Abstract

The author of this article is convinced that modern history, which has entered the crisis period of “unsecured outcomes”, poses the most difficult problems to theor­etical social science, the solution of which is facilitated by successful adaptation of people to new social realities. At the same time, the modern social theory ex­periences a crisis of fragmentation and does not have proper conceptual means for adequate comprehension of the changing world. Unfortunately, many modern the­orists seek to legalize the categorical chaos in social theory, to present it as its “natural state”. On the contrary, the author proceeds from the belief that subject-conceptual unity and categorical order in social theory remains “sine qua non” of its existence. Conceptual fragmentation is natural and inevitable in a value social philosophy that evaluates the world and searches for the meaning of human exist­ence in it, but it is intolerant in reflective philosophy, trying to reveal its own logic of the social world, independent of the value preferences of the scientist. The author considers the substance-based approach, the principles of which are disclosed in the article, to be a tool for conceptual optimization of social know­ledge.

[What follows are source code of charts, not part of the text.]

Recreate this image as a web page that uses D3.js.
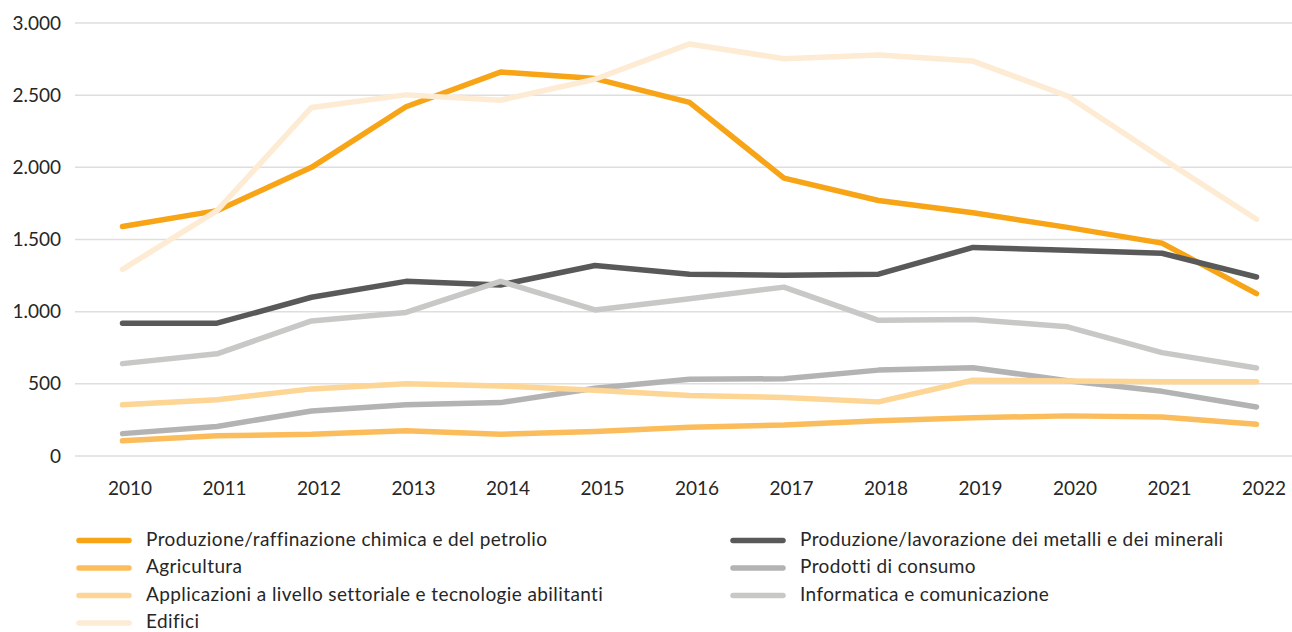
<!DOCTYPE html>
<html>
<head>
<meta charset="utf-8">
<script src="https://cdn.jsdelivr.net/npm/d3@7"></script>
<style>
  html, body { margin: 0; padding: 0; background: #fff; }
  svg { display: block; font-family: Lato, "Open Sans", sans-serif; }
</style>
</head>
<body>
<svg id="chart" width="1292" height="632"></svg>
<script>
// Years on the x axis
const years = [2010, 2011, 2012, 2013, 2014, 2015, 2016, 2017, 2018, 2019, 2020, 2021, 2022];

// Series values, one array per sector
const chimica      = [1590, 1700, 2000, 2420, 2660, 2615, 2450, 1925, 1770, 1685, 1584, 1475, 1125];
const metalli      = [920, 920, 1100, 1210, 1185, 1320, 1260, 1252, 1260, 1445, 1425, 1405, 1240];
const agricoltura  = [105, 140, 150, 175, 150, 170, 200, 215, 245, 265, 278, 270, 220];
const consumo      = [155, 205, 312, 355, 370, 470, 532, 535, 595, 612, 522, 448, 340];
const applicazioni = [355, 390, 465, 500, 485, 455, 420, 405, 375, 525, 520, 515, 515];
const informatica  = [640, 708, 936, 995, 1210, 1012, 1090, 1170, 940, 946, 895, 716, 610];
const edifici      = [1293, 1700, 2415, 2502, 2465, 2610, 2855, 2752, 2778, 2736, 2494, 2062, 1640];

const seriesNames = [
  "Produzione/raffinazione chimica e del petrolio",
  "Produzione/lavorazione dei metalli e dei minerali",
  "Agricultura",
  "Prodotti di consumo",
  "Applicazioni a livello settoriale e tecnologie abilitanti",
  "Informatica e comunicazione",
  "Edifici"
];
const seriesValues = [chimica, metalli, agricoltura, consumo, applicazioni, informatica, edifici];
const seriesColors = ["#F7A416", "#595959", "#FBBD5C", "#B3B3B3", "#FDD594", "#C8C8C7", "#FDEBD4"];

// Y axis ticks
const yTicks = [0, 500, 1000, 1500, 2000, 2500, 3000];
const fmt = v => d3.format(",")(v).replace(/,/g, ".");

const svg = d3.select("#chart");

const x = d3.scalePoint().domain(years).range([122.5, 1256.5]);
const y = d3.scaleLinear().domain([0, 3000]).range([456, 23]);

// Horizontal gridlines
svg.append("g")
  .selectAll("line")
  .data(yTicks)
  .join("line")
  .attr("x1", 75).attr("x2", 1292)
  .attr("y1", d => y(d)).attr("y2", d => y(d))
  .attr("stroke", "#DEDEDE")
  .attr("stroke-width", 1.5);

// Y tick labels
svg.append("g")
  .selectAll("text")
  .data(yTicks)
  .join("text")
  .attr("x", 61)
  .attr("y", d => y(d))
  .attr("dy", "0.35em")
  .attr("text-anchor", "end")
  .attr("font-size", 19)
  .attr("fill", "#262626")
  .text(fmt);

// X tick labels
svg.append("g")
  .selectAll("text")
  .data(years)
  .join("text")
  .attr("x", d => x(d) + 7.5)
  .attr("y", 495)
  .attr("text-anchor", "middle")
  .attr("font-size", 19)
  .attr("fill", "#262626")
  .text(d => d);

// Lines
const line = d3.line()
  .x((d, i) => x(years[i]))
  .y(d => y(d));

svg.append("g")
  .selectAll("path")
  .data(seriesValues)
  .join("path")
  .attr("d", d => line(d))
  .attr("fill", "none")
  .attr("stroke", (d, i) => seriesColors[i])
  .attr("stroke-width", 5.5)
  .attr("stroke-linejoin", "round")
  .attr("stroke-linecap", "round");

// Legend: two columns, row-major order
const legend = svg.append("g")
  .selectAll("g")
  .data(seriesNames)
  .join("g")
  .attr("transform", (d, i) => {
    const col = i % 2, row = Math.floor(i / 2);
    return `translate(${col === 0 ? 79 : 733},${540.5 + row * 27.5})`;
  });

legend.append("line")
  .attr("x1", 0).attr("x2", 50)
  .attr("y1", 0).attr("y2", 0)
  .attr("stroke", (d, i) => seriesColors[i])
  .attr("stroke-width", 5.5)
  .attr("stroke-linecap", "round");

legend.append("text")
  .attr("x", 67)
  .attr("y", 0)
  .attr("dy", "0.27em")
  .attr("font-size", 19)
  .attr("letter-spacing", 0.4)
  .attr("fill", "#262626")
  .text(d => d);
</script>
</body>
</html>
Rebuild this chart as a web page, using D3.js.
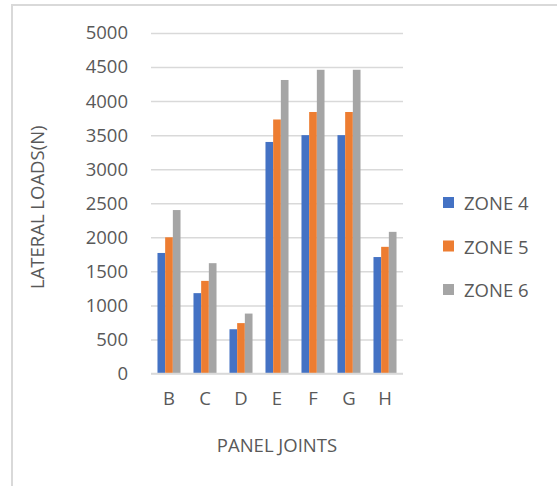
<!DOCTYPE html>
<html>
<head>
<meta charset="utf-8">
<script src="https://cdn.jsdelivr.net/npm/d3@7"></script>
<style>
  html, body { margin: 0; padding: 0; background: #fff; }
  svg { display: block; }
  text { font-family: "Open Sans", "Noto Sans", sans-serif; fill: #595959; }
</style>
</head>
<body>
<script>
// Lateral loads at each panel joint, per seismic zone
const joints = ["B", "C", "D", "E", "F", "G", "H"];
const zones = ["ZONE 4", "ZONE 5", "ZONE 6"];
const zone4 = [1770, 1180, 650, 3400, 3500, 3500, 1710];
const zone5 = [2000, 1360, 740, 3730, 3840, 3840, 1860];
const zone6 = [2400, 1620, 880, 4310, 4460, 4460, 2080];
const yTicks = [0, 500, 1000, 1500, 2000, 2500, 3000, 3500, 4000, 4500, 5000];
const colors = ["#4472C4", "#ED7D31", "#A5A5A5"];

const seriesValues = [zone4, zone5, zone6];
const W = 557, H = 486;
const plot = { left: 151, right: 403, top: 33, bottom: 373.5 };

const svg = d3.select("body").append("svg")
  .attr("width", W).attr("height", H);

// chart area frame (open to the right and bottom)
svg.append("path")
  .attr("d", `M12,${H} L12,5 L${W},5`)
  .attr("fill", "none")
  .attr("stroke", "#d9d9d9")
  .attr("stroke-width", 2);

const x = d3.scaleBand().domain(joints)
  .range([plot.left, plot.right])
  .paddingInner(0.36).paddingOuter(0.18);
const xs = d3.scaleBand().domain(zones).range([0, x.bandwidth()]);
const y = d3.scaleLinear().domain([0, 5000]).range([plot.bottom, plot.top]);

// horizontal gridlines + y tick labels
const yAxis = d3.axisLeft(y).tickValues(yTicks).tickFormat(d3.format("d"))
  .tickSize(-(plot.right - plot.left)).tickPadding(23);
const gy = svg.append("g").attr("transform", `translate(${plot.left},0)`).call(yAxis);
gy.select(".domain").remove();
gy.selectAll(".tick line").attr("stroke", "#d9d9d9").attr("stroke-width", 1.5);
gy.selectAll(".tick text")
  .attr("font-size", 18.5).attr("fill", "#595959")
  .style("font-family", "'Open Sans', sans-serif");

// bars
const groups = svg.append("g").selectAll("g")
  .data(joints).join("g")
  .attr("transform", d => `translate(${x(d)},0)`);
groups.selectAll("rect")
  .data((d, i) => zones.map((z, k) => ({ zone: z, k, v: seriesValues[k][i] })))
  .join("rect")
  .attr("x", d => xs(d.zone))
  .attr("width", xs.bandwidth())
  .attr("y", d => y(d.v))
  .attr("height", d => y(0) - y(d.v))
  .attr("fill", d => colors[d.k]);

// baseline
svg.append("line")
  .attr("x1", plot.left).attr("x2", plot.right)
  .attr("y1", y(0)).attr("y2", y(0))
  .attr("stroke", "#d9d9d9").attr("stroke-width", 1.5);

// category labels
const xAxis = d3.axisBottom(x).tickSize(0).tickPadding(18);
const gx = svg.append("g").attr("transform", `translate(0,${plot.bottom})`).call(xAxis);
gx.select(".domain").remove();
gx.selectAll(".tick text")
  .attr("font-size", 18.5).attr("fill", "#595959")
  .style("font-family", "'Open Sans', sans-serif");

// axis titles
svg.append("text")
  .attr("x", (plot.left + plot.right) / 2).attr("y", 444)
  .attr("text-anchor", "middle").attr("dominant-baseline", "central")
  .attr("font-size", 18.5)
  .text("PANEL JOINTS");
svg.append("text")
  .attr("transform", `translate(36,${(plot.top + plot.bottom) / 2 + 4}) rotate(-90)`)
  .attr("text-anchor", "middle").attr("dominant-baseline", "central")
  .attr("font-size", 18.5)
  .text("LATERAL LOADS(N)");

// legend
const legend = svg.append("g").selectAll("g")
  .data(zones).join("g")
  .attr("transform", (d, i) => `translate(443,${202.5 + i * 43.5})`);
legend.append("rect")
  .attr("x", 0).attr("y", -5.5).attr("width", 11).attr("height", 11)
  .attr("fill", (d, i) => colors[i]);
legend.append("text")
  .attr("x", 21).attr("y", 0)
  .attr("dominant-baseline", "central")
  .attr("font-size", 18.5)
  .text(d => d);
</script>
</body>
</html>
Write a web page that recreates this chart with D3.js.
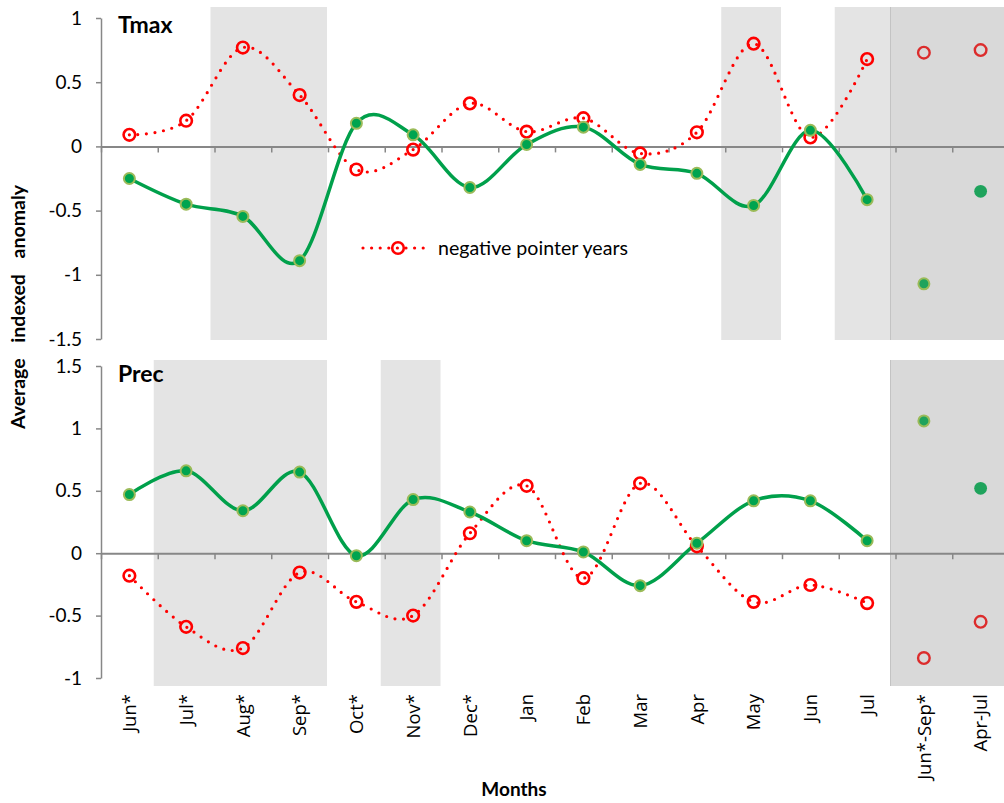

Relying on the ideas of B. Spinoza and G.V.F. Hegel the author analyzes the category “substance”, proving its necessity for modern social science and hu­manities. The author considers a substance in its modern understanding to be a procedural beginning, which defines a special way of existence inherent in self-targeted information systems with an organic type of integrity, capable of self-originating, self-sustaining and self-development. Correspondingly, the author considers human activity as a substance of the social world, which creates “from itself and for itself” all forms of social life, its subjective, objective, organiza­tional, attributive, taxonomic and other manifestations. Everything that exists in social reality is a modus, attribute or accidence of activity, which allows us to discover objective logical links and transitions between the categories of philo­sophical and sociological knowledge.